After gathering information from the focus groups and the school district, the research project’s second phase will include discussions with teachers, counselors and school administrators.
Having a variety of voices will be key to getting an accurate picture of these Hispanic families, Villarrubia-Izzo said. That is one reason she said that she attended a Nov. 12 urban-education forum at the Warner School, where the research project was discussed. She said that she wanted to ensure that the audience and the people presenting information on the research project know her department has been helping Hispanic families for many years. Villarrubia-Izzo has been with the school district for 26 years.
Frances Rodríguez can attest to the school district’s commitment to serving Hispanic families.

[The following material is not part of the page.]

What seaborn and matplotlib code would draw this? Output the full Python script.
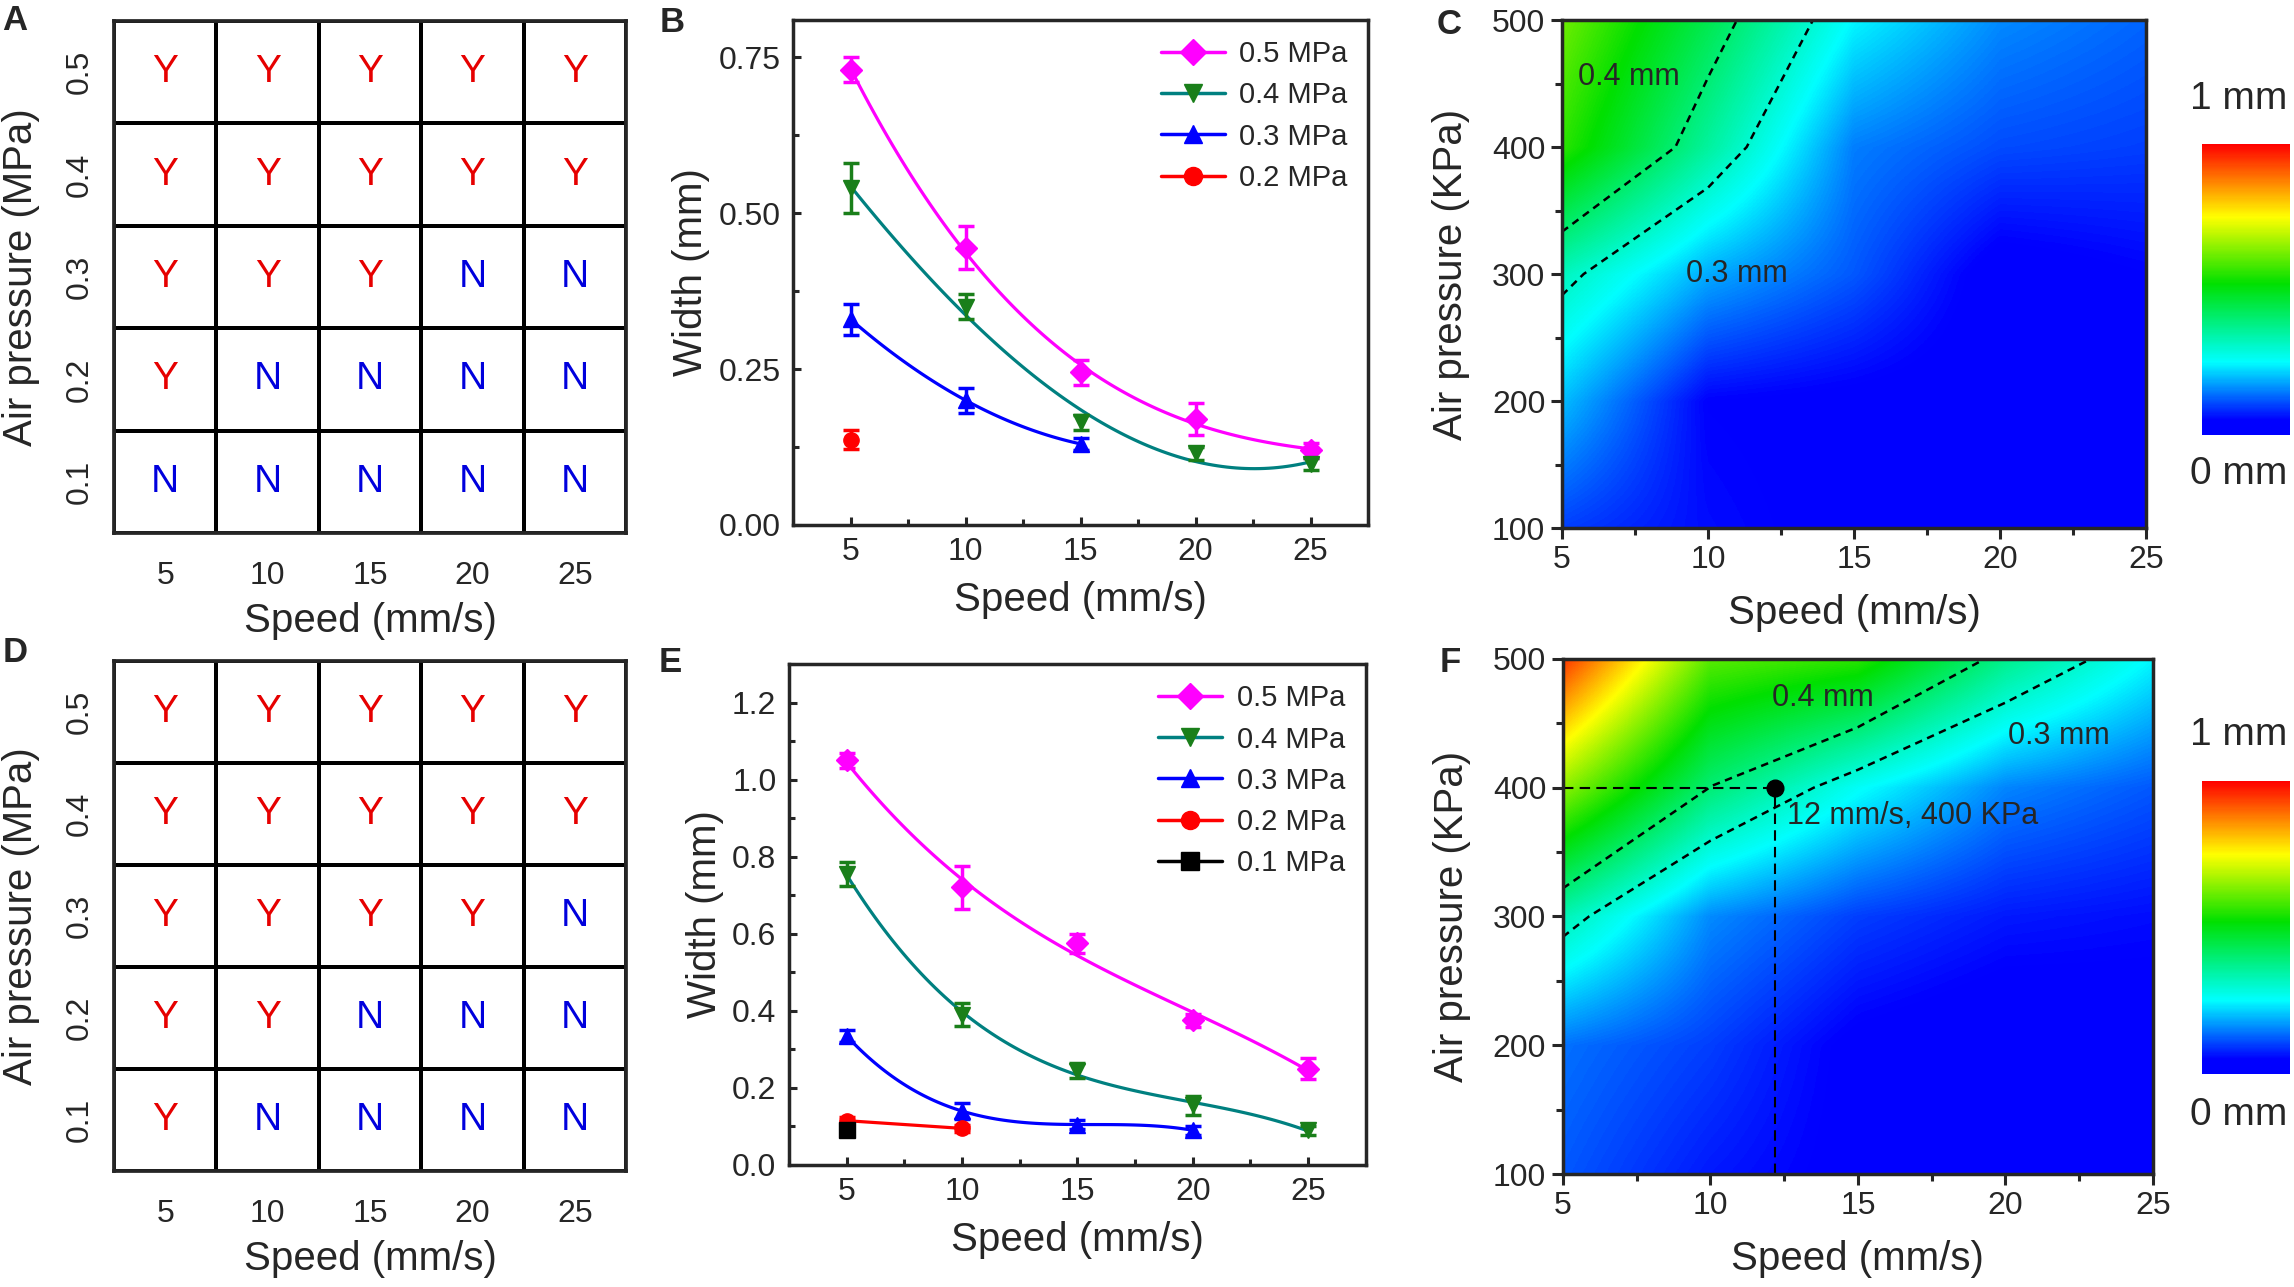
import numpy as np
import matplotlib
matplotlib.use('Agg')
import matplotlib.pyplot as plt
from matplotlib.colors import LinearSegmentedColormap, ListedColormap
from matplotlib.lines import Line2D
from matplotlib.ticker import MultipleLocator
import seaborn as sns

# ---- data -------------------------------------------------------------
speeds = [5, 10, 15, 20, 25]
grid_pressures = ['0.5', '0.4', '0.3', '0.2', '0.1']

# printable (Y) / not printable (N), rows 0.5 -> 0.1 MPa
ok_a = [['Y', 'Y', 'Y', 'Y', 'Y'],
        ['Y', 'Y', 'Y', 'Y', 'Y'],
        ['Y', 'Y', 'Y', 'N', 'N'],
        ['Y', 'N', 'N', 'N', 'N'],
        ['N', 'N', 'N', 'N', 'N']]
ok_d = [['Y', 'Y', 'Y', 'Y', 'Y'],
        ['Y', 'Y', 'Y', 'Y', 'Y'],
        ['Y', 'Y', 'Y', 'Y', 'N'],
        ['Y', 'Y', 'N', 'N', 'N'],
        ['Y', 'N', 'N', 'N', 'N']]

# line widths (mm), panel B
b_05 = [0.73, 0.445, 0.245, 0.17, 0.12]
b_05_err = [0.02, 0.035, 0.02, 0.025, 0.012]
b_04 = [0.54, 0.35, 0.165, 0.115, 0.098]
b_04_err = [0.04, 0.02, 0.012, 0.01, 0.01]
b_03 = [0.33, 0.20, 0.13]
b_03_err = [0.025, 0.02, 0.01]
b_02 = [0.137]
b_02_err = [0.015]

# line widths (mm), panel E
e_05 = [1.05, 0.72, 0.575, 0.375, 0.25]
e_05_err = [0.02, 0.055, 0.025, 0.018, 0.028]
e_04 = [0.755, 0.39, 0.245, 0.155, 0.09]
e_04_err = [0.03, 0.03, 0.02, 0.025, 0.012]
e_03 = [0.335, 0.14, 0.105, 0.09]
e_03_err = [0.015, 0.02, 0.012, 0.012]
e_02 = [0.115, 0.095]
e_02_err = [0.01, 0.01]
e_01 = [0.09]
e_01_err = [0.01]

# width maps (mm), rows 100 -> 500 KPa, columns 5 -> 25 mm/s
map_pressures = [100, 200, 300, 400, 500]
c_width = [[0.10, 0.06, 0.04, 0.04, 0.03],
           [0.20, 0.05, 0.04, 0.03, 0.04],
           [0.32, 0.185, 0.12, 0.03, 0.05],
           [0.56, 0.354, 0.15, 0.11, 0.10],
           [0.62, 0.438, 0.246, 0.16, 0.13]]
f_width = [[0.12, 0.07, 0.04, 0.03, 0.03],
           [0.14, 0.10, 0.04, 0.02, 0.03],
           [0.33, 0.16, 0.10, 0.07, 0.06],
           [0.65, 0.398, 0.258, 0.156, 0.12],
           [0.95, 0.60, 0.56, 0.374, 0.246]]

# ---- style ------------------------------------------------------------
sns.set_style('ticks')
plt.rcParams['font.family'] = ['Liberation Sans', 'DejaVu Sans']
plt.rcParams['axes.linewidth'] = 2.5

TICK = 23
LAB = 29
RED = '#e60000'
BLUE = '#0000dd'

jet = LinearSegmentedColormap.from_list(
    'w', [(0, '#0000ff'), (0.05, '#0000ff'), (0.25, '#00ffff'),
          (0.52, '#00e000'), (0.75, '#ffff00'), (1, '#ff0000')])

fig = plt.figure(figsize=(22.94, 12.87), dpi=100)


def grid_panel(rect, marks):
    ax = fig.add_axes(rect)
    lab = np.array(marks)
    sns.heatmap(np.zeros(lab.shape), annot=lab, fmt='', cbar=False,
                cmap=ListedColormap(['white']), linewidths=2.7,
                linecolor='black', annot_kws={'fontsize': 28},
                xticklabels=speeds, yticklabels=grid_pressures, ax=ax)
    for t in ax.texts:
        t.set_color(RED if t.get_text() == 'Y' else BLUE)
    for s in ax.spines.values():
        s.set_visible(True)
        s.set_linewidth(2.7)
    ax.tick_params(axis='x', length=0, labelsize=TICK, pad=20)
    ax.tick_params(axis='y', length=0, labelsize=TICK, pad=14)
    ax.set_yticklabels(grid_pressures, rotation=90, va='center')
    ax.set_xlabel('Speed (mm/s)', fontsize=LAB, labelpad=8)
    ax.set_ylabel('Air pressure (MPa)', fontsize=LAB, labelpad=18)
    return ax


def width_panel(rect, series, ytop, ystep, yminor):
    ax = fig.add_axes(rect)
    handles = []
    for label, y, err, lcol, mcol, mk in series:
        x = speeds[:len(y)]
        if len(y) > 1:
            sns.regplot(x=x, y=y, order=min(3, len(y) - 1), ci=None,
                        scatter=False, truncate=True, ax=ax,
                        line_kws={'color': lcol, 'lw': 2.3})
        ax.errorbar(x, y, yerr=err, fmt=mk, color=mcol, ms=11,
                    capsize=6, elinewidth=2.5, capthick=2.5, zorder=5)
        handles.append(Line2D([], [], color=lcol, lw=2.5, marker=mk,
                              mfc=mcol, mec=mcol, ms=13, label=label))
    ax.set_xlim(2.5, 27.5)
    ax.set_ylim(0, ytop)
    ax.set_xticks(speeds)
    ax.xaxis.set_minor_locator(MultipleLocator(2.5))
    ax.yaxis.set_major_locator(MultipleLocator(ystep))
    ax.yaxis.set_minor_locator(MultipleLocator(yminor))
    ax.tick_params(which='both', direction='in', top=False, right=False,
                   width=2.2, labelsize=TICK)
    ax.tick_params(which='major', length=6, pad=9)
    ax.tick_params(which='minor', length=4)
    ax.set_xlabel('Speed (mm/s)', fontsize=LAB, labelpad=10)
    ax.set_ylabel('Width (mm)', fontsize=LAB, labelpad=6)
    ax.legend(handles=handles, loc='upper right', frameon=False,
              fontsize=21, handlelength=2.2, labelspacing=0.45,
              borderaxespad=0.3, handletextpad=0.5)
    return ax


def map_panel(rect, cbar_rect, z, top_txt_y, bot_txt_y):
    ax = fig.add_axes(rect)
    z = np.array(z)
    # pixel centres sit on the measured speed / pressure grid
    img = ax.imshow(z, origin='lower', extent=[2.5, 27.5, 50, 550],
                    aspect='auto', interpolation='bilinear',
                    interpolation_stage='data', cmap=jet, vmin=0, vmax=1)
    ax.contour(speeds, map_pressures, z, levels=[0.3, 0.4], colors='k',
               linewidths=1.8, linestyles=[(0, (3, 2.2))])
    ax.set_xlim(5, 25)
    ax.set_ylim(100, 500)
    ax.set_xticks(speeds)
    ax.set_yticks(map_pressures)
    ax.xaxis.set_minor_locator(MultipleLocator(2.5))
    ax.yaxis.set_minor_locator(MultipleLocator(50))
    ax.tick_params(which='both', direction='out', width=2.2,
                   labelsize=TICK)
    ax.tick_params(which='major', length=8, pad=4)
    ax.tick_params(which='minor', length=5)
    ax.set_xlabel('Speed (mm/s)', fontsize=LAB, labelpad=14)
    ax.set_ylabel('Air pressure (KPa)', fontsize=LAB, labelpad=16)
    cax = fig.add_axes(cbar_rect)
    cb = fig.colorbar(img, cax=cax)
    cb.set_ticks([])
    cb.outline.set_visible(False)
    fig.text(0.976, top_txt_y, '1 mm', fontsize=28, ha='center',
             va='center')
    fig.text(0.976, bot_txt_y, '0 mm', fontsize=28, ha='center',
             va='center')
    return ax


# ---- panels -----------------------------------------------------------
grid_panel([0.0497, 0.5859, 0.2232, 0.3978], ok_a)
grid_panel([0.0497, 0.0901, 0.2232, 0.3963], ok_d)

width_panel([0.3457, 0.5921, 0.2507, 0.3924], [
    ('0.5 MPa', b_05, b_05_err, '#ff00ff', '#ff00ff', 'D'),
    ('0.4 MPa', b_04, b_04_err, '#008080', '#1a7f1a', 'v'),
    ('0.3 MPa', b_03, b_03_err, '#0000ff', '#0000ff', '^'),
    ('0.2 MPa', b_02, b_02_err, '#ff0000', '#ff0000', 'o'),
], 0.81, 0.25, 0.125)

width_panel([0.3439, 0.0948, 0.2515, 0.3893], [
    ('0.5 MPa', e_05, e_05_err, '#ff00ff', '#ff00ff', 'D'),
    ('0.4 MPa', e_04, e_04_err, '#008080', '#1a7f1a', 'v'),
    ('0.3 MPa', e_03, e_03_err, '#0000ff', '#0000ff', '^'),
    ('0.2 MPa', e_02, e_02_err, '#ff0000', '#ff0000', 'o'),
    ('0.1 MPa', e_01, e_01_err, '#000000', '#000000', 's'),
], 1.3, 0.2, 0.1)

ax_c = map_panel([0.6809, 0.5897, 0.2546, 0.3947],
                 [0.9599, 0.6620, 0.0384, 0.2261], c_width, 0.923, 0.632)
ax_c.text(7.3, 455, '0.4 mm', fontsize=22, ha='center', va='center')
ax_c.text(11.0, 300, '0.3 mm', fontsize=22, ha='center', va='center')

ax_f = map_panel([0.6813, 0.0878, 0.2572, 0.4002],
                 [0.9599, 0.1655, 0.0384, 0.2277], f_width, 0.429, 0.134)
ax_f.text(13.8, 470, '0.4 mm', fontsize=22, ha='center', va='center')
ax_f.text(21.8, 440, '0.3 mm', fontsize=22, ha='center', va='center')
ax_f.plot([5, 12.2], [400, 400], color='k', lw=1.5, ls=(0, (5, 3)))
ax_f.plot([12.2, 12.2], [100, 400], color='k', lw=1.5, ls=(0, (5, 3)))
ax_f.plot([12.2], [400], 'o', color='k', ms=12)
ax_f.text(12.6, 378, '12 mm/s, 400 KPa', fontsize=22, ha='left',
          va='center')

for lt, x, y in [('A', 0.001, 0.997), ('B', 0.2877, 0.995),
                 ('C', 0.6264, 0.994), ('D', 0.0013, 0.506),
                 ('E', 0.2873, 0.498), ('F', 0.6277, 0.498)]:
    fig.text(x, y, lt, fontsize=25, fontweight='bold', ha='left', va='top')

fig.savefig('out.png', dpi=100)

When Rodríguez’s oldest daughter, Mariangelis González, was struggling in a science class during her sophomore year at Jefferson High School, the 17-year-old wanted to drop out, explained the mother of four students enrolled in city schools. Mariangelis had lived in both Rochester and Puerto Rico during her young life and was struggling with English in that class, Rodríguez added.
Rodríguez turned to Villarrubia-Izzo, and they were able to transfer Mariangelis to Edison Tech High School where she has flourished, her mother remarked. Teachers there take the time with Mariangelis in the classroom and after school to help her with any concepts she is having difficulties with, Rodríguez added.
"She is doing better," she said. "she wants to graduate here."
Rodríguez said that she supports the Ibero-Warner School research project because her family’s situation illustrates a common dilemma for many Hispanic students that can be turned around with proper support and education for parents on what they can do.
"They are frustrated because they don’t understand things in school," she said of students like her daugher. "The prefer to cut classes. … There they begin to leave schools."